## [Task description]
Faithfully return all lines, omitting every embedded picture.
━━━━━ Given material ━━━━━
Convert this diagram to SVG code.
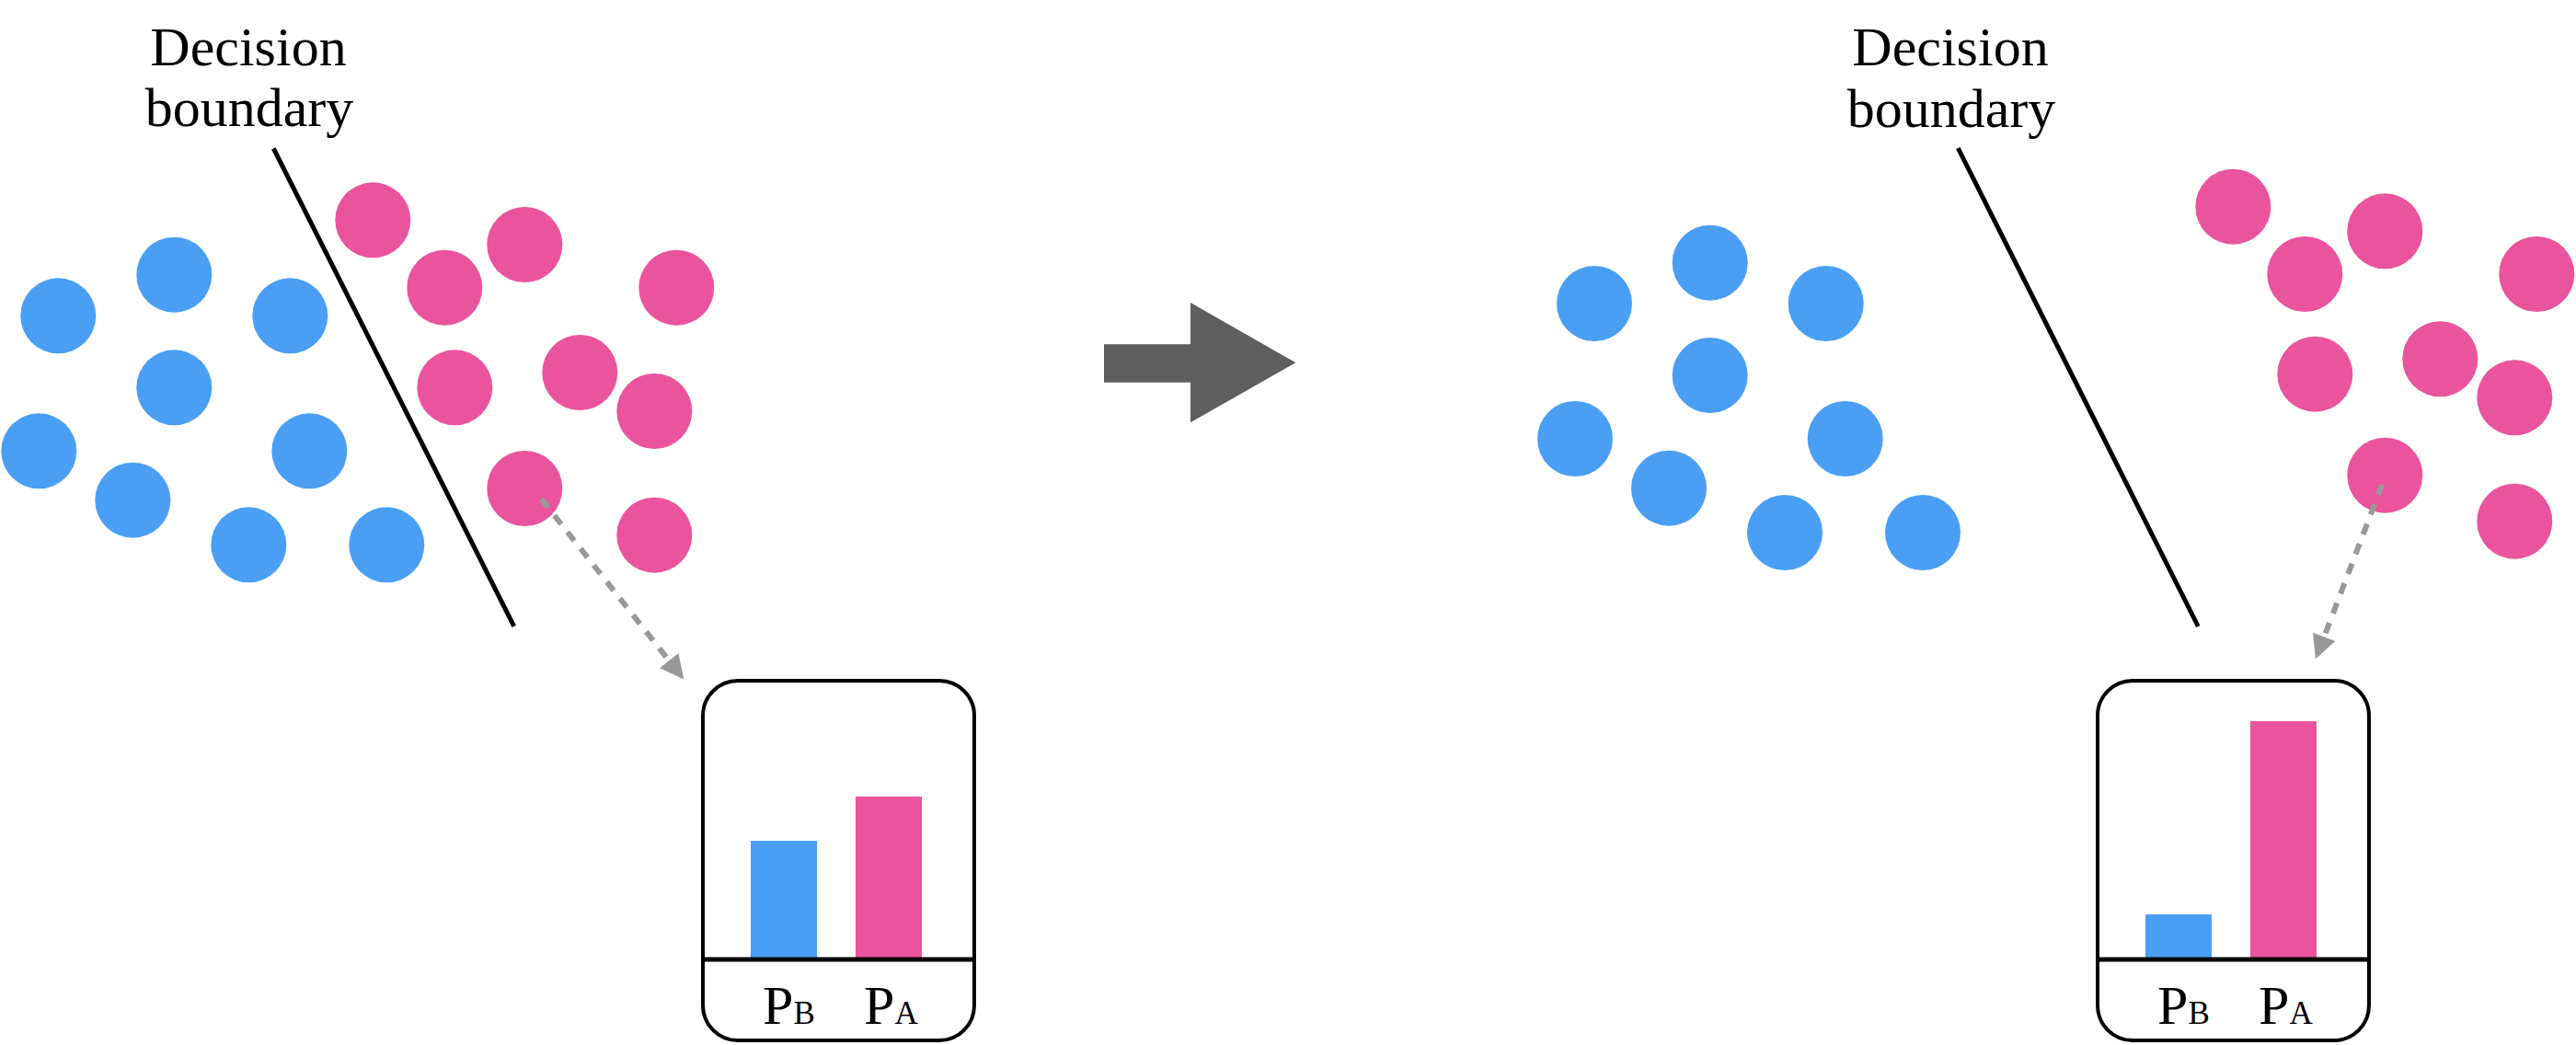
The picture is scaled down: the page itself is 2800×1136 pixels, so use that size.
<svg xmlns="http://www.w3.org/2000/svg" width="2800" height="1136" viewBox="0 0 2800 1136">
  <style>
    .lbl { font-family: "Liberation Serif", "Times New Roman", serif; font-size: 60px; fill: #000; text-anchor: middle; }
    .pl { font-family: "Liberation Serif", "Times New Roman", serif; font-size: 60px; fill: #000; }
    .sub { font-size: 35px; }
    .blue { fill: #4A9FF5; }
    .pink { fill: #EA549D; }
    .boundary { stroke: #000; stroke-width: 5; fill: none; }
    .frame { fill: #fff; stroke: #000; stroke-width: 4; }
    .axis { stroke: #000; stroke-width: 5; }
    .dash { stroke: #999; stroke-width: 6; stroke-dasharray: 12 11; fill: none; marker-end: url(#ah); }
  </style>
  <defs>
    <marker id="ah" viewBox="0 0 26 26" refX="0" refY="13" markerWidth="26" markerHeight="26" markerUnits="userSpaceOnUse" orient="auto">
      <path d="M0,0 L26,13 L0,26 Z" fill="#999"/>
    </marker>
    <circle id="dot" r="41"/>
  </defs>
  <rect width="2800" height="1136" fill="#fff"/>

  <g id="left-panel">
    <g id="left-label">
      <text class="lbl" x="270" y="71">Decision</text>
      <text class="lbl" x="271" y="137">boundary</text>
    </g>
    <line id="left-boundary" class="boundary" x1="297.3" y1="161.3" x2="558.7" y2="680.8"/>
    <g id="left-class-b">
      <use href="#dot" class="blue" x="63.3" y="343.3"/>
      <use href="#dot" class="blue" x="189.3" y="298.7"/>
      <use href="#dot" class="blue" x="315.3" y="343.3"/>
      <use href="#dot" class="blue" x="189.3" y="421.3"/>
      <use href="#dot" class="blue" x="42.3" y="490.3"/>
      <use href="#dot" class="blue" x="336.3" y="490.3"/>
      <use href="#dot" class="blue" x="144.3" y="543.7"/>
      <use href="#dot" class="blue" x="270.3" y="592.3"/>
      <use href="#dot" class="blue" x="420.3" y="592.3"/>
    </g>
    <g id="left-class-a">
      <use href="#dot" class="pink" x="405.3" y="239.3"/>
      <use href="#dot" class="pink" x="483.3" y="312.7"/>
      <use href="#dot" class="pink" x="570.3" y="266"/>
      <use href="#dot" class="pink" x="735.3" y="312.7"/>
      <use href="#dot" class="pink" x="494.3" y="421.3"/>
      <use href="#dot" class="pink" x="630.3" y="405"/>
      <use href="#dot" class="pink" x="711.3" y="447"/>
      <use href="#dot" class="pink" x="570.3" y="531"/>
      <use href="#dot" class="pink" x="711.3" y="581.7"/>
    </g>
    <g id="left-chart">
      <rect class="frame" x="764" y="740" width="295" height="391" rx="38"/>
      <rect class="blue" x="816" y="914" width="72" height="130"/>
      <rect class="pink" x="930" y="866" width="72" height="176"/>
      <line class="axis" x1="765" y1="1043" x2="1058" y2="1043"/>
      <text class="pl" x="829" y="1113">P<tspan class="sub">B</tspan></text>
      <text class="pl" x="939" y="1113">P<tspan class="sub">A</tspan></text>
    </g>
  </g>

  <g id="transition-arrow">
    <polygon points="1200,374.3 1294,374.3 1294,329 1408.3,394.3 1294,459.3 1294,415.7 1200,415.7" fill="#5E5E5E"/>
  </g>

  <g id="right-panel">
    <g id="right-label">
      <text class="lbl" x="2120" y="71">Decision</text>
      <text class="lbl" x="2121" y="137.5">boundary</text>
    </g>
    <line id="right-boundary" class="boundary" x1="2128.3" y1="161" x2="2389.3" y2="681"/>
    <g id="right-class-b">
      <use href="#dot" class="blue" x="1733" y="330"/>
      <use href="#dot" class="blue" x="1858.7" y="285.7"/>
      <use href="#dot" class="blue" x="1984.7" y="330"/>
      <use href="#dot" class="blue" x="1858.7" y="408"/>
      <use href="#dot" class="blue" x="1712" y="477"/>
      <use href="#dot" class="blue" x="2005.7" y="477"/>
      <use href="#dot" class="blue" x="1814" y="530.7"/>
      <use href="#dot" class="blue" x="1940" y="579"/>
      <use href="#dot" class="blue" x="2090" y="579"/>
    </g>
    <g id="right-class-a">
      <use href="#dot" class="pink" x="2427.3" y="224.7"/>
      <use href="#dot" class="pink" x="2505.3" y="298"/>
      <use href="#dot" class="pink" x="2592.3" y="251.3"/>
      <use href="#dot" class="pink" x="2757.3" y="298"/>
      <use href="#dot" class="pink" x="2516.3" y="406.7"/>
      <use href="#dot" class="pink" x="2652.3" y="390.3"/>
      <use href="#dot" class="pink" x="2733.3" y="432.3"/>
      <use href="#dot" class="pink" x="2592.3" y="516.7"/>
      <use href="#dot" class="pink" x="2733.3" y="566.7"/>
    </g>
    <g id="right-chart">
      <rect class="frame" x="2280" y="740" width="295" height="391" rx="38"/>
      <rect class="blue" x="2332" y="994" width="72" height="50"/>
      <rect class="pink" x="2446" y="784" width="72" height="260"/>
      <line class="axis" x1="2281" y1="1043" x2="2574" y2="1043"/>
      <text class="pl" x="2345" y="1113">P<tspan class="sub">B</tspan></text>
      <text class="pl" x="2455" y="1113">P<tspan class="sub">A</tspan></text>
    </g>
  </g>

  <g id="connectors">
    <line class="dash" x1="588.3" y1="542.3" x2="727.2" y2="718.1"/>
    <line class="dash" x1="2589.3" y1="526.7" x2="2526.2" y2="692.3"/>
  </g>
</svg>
━━━━━
## [Response]
Convert this diagram to SVG code.
The picture is scaled down: the page itself is 2800×1136 pixels, so use that size.
<svg xmlns="http://www.w3.org/2000/svg" width="2800" height="1136" viewBox="0 0 2800 1136">
  <style>
    .lbl { font-family: "Liberation Serif", "Times New Roman", serif; font-size: 60px; fill: #000; text-anchor: middle; }
    .pl { font-family: "Liberation Serif", "Times New Roman", serif; font-size: 60px; fill: #000; }
    .sub { font-size: 35px; }
    .blue { fill: #4A9FF5; }
    .pink { fill: #EA549D; }
    .boundary { stroke: #000; stroke-width: 5; fill: none; }
    .frame { fill: #fff; stroke: #000; stroke-width: 4; }
    .axis { stroke: #000; stroke-width: 5; }
    .dash { stroke: #999; stroke-width: 6; stroke-dasharray: 12 11; fill: none; marker-end: url(#ah); }
  </style>
  <defs>
    <marker id="ah" viewBox="0 0 26 26" refX="0" refY="13" markerWidth="26" markerHeight="26" markerUnits="userSpaceOnUse" orient="auto">
      <path d="M0,0 L26,13 L0,26 Z" fill="#999"/>
    </marker>
    <circle id="dot" r="41"/>
  </defs>
  <rect width="2800" height="1136" fill="#fff"/>

  <g id="left-panel">
    <g id="left-label">
      <text class="lbl" x="270" y="71">Decision</text>
      <text class="lbl" x="271" y="137">boundary</text>
    </g>
    <line id="left-boundary" class="boundary" x1="297.3" y1="161.3" x2="558.7" y2="680.8"/>
    <g id="left-class-b">
      <use href="#dot" class="blue" x="63.3" y="343.3"/>
      <use href="#dot" class="blue" x="189.3" y="298.7"/>
      <use href="#dot" class="blue" x="315.3" y="343.3"/>
      <use href="#dot" class="blue" x="189.3" y="421.3"/>
      <use href="#dot" class="blue" x="42.3" y="490.3"/>
      <use href="#dot" class="blue" x="336.3" y="490.3"/>
      <use href="#dot" class="blue" x="144.3" y="543.7"/>
      <use href="#dot" class="blue" x="270.3" y="592.3"/>
      <use href="#dot" class="blue" x="420.3" y="592.3"/>
    </g>
    <g id="left-class-a">
      <use href="#dot" class="pink" x="405.3" y="239.3"/>
      <use href="#dot" class="pink" x="483.3" y="312.7"/>
      <use href="#dot" class="pink" x="570.3" y="266"/>
      <use href="#dot" class="pink" x="735.3" y="312.7"/>
      <use href="#dot" class="pink" x="494.3" y="421.3"/>
      <use href="#dot" class="pink" x="630.3" y="405"/>
      <use href="#dot" class="pink" x="711.3" y="447"/>
      <use href="#dot" class="pink" x="570.3" y="531"/>
      <use href="#dot" class="pink" x="711.3" y="581.7"/>
    </g>
    <g id="left-chart">
      <rect class="frame" x="764" y="740" width="295" height="391" rx="38"/>
      <rect class="blue" x="816" y="914" width="72" height="130"/>
      <rect class="pink" x="930" y="866" width="72" height="176"/>
      <line class="axis" x1="765" y1="1043" x2="1058" y2="1043"/>
      <text class="pl" x="829" y="1113">P<tspan class="sub">B</tspan></text>
      <text class="pl" x="939" y="1113">P<tspan class="sub">A</tspan></text>
    </g>
  </g>

  <g id="transition-arrow">
    <polygon points="1200,374.3 1294,374.3 1294,329 1408.3,394.3 1294,459.3 1294,415.7 1200,415.7" fill="#5E5E5E"/>
  </g>

  <g id="right-panel">
    <g id="right-label">
      <text class="lbl" x="2120" y="71">Decision</text>
      <text class="lbl" x="2121" y="137.5">boundary</text>
    </g>
    <line id="right-boundary" class="boundary" x1="2128.3" y1="161" x2="2389.3" y2="681"/>
    <g id="right-class-b">
      <use href="#dot" class="blue" x="1733" y="330"/>
      <use href="#dot" class="blue" x="1858.7" y="285.7"/>
      <use href="#dot" class="blue" x="1984.7" y="330"/>
      <use href="#dot" class="blue" x="1858.7" y="408"/>
      <use href="#dot" class="blue" x="1712" y="477"/>
      <use href="#dot" class="blue" x="2005.7" y="477"/>
      <use href="#dot" class="blue" x="1814" y="530.7"/>
      <use href="#dot" class="blue" x="1940" y="579"/>
      <use href="#dot" class="blue" x="2090" y="579"/>
    </g>
    <g id="right-class-a">
      <use href="#dot" class="pink" x="2427.3" y="224.7"/>
      <use href="#dot" class="pink" x="2505.3" y="298"/>
      <use href="#dot" class="pink" x="2592.3" y="251.3"/>
      <use href="#dot" class="pink" x="2757.3" y="298"/>
      <use href="#dot" class="pink" x="2516.3" y="406.7"/>
      <use href="#dot" class="pink" x="2652.3" y="390.3"/>
      <use href="#dot" class="pink" x="2733.3" y="432.3"/>
      <use href="#dot" class="pink" x="2592.3" y="516.7"/>
      <use href="#dot" class="pink" x="2733.3" y="566.7"/>
    </g>
    <g id="right-chart">
      <rect class="frame" x="2280" y="740" width="295" height="391" rx="38"/>
      <rect class="blue" x="2332" y="994" width="72" height="50"/>
      <rect class="pink" x="2446" y="784" width="72" height="260"/>
      <line class="axis" x1="2281" y1="1043" x2="2574" y2="1043"/>
      <text class="pl" x="2345" y="1113">P<tspan class="sub">B</tspan></text>
      <text class="pl" x="2455" y="1113">P<tspan class="sub">A</tspan></text>
    </g>
  </g>

  <g id="connectors">
    <line class="dash" x1="588.3" y1="542.3" x2="727.2" y2="718.1"/>
    <line class="dash" x1="2589.3" y1="526.7" x2="2526.2" y2="692.3"/>
  </g>
</svg>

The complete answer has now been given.